Waltraud Schelkle is Professor in Political Economy at the European Institute and has been at LSE since autumn 2001, teaching courses on the political economy of European integration at MSc and PhD level. She is an Adjunct Professor of economics at the Economics Department of the Free University of Berlin where she did a post-doctorate degree (Habilitation) in 1999 with a thesis on "The new theory of monetary integration" (published in German in 2001). Dr Schelkle is also a (non-resident) Senior Fellow at the American Institute for Contemporary German Studies (AICGS), Johns Hopkins University, Washington D.C. and Chair of the Advisory Board of the Centre for Social Policy Research (Zentrum für Sozialpolitik) in Bremen.
She has previously worked as a development economist, from 1989-2002 as a staff member of the German Institute of Development in Berlin with a research focus on the financial system in development and doing her first PhD on India's development as a monetary economy since Independence (London 1994). Other earlier appointments include two Research Fellowships at Johns Hopkins University, Washington, DC, and Visiting Professor of International Economic Relations at the Free University of Berlin before coming to London. Her research interests are the evolving economic governance of EMU and social policy reforms directed at financial markets.
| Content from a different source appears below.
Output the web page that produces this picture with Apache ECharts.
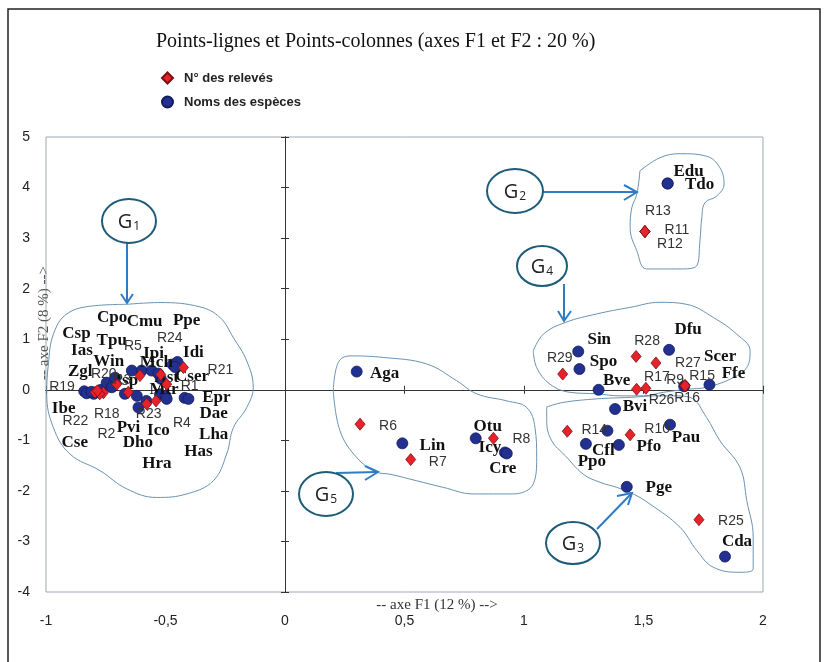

Political Economy of monetary integration, understood as a form of inter-state risk sharing; a book on “The political economy of monetary solidarity: understanding the experiment of the euro” has been completed in January 2016 and will be published with Oxford University Press. Welfare state reform, encompassing the restructuring of social risk management induced both by market creation and integration in Europe and by the macroeconomic framework in the monetary union, with a specific interest in how financial regulation is now used for social policy purposes. Current projects include work on the independence of central banks (with Deborah Mabbett) and on pension systems after the crisis (collaborative research project with the Hertie School of Governance).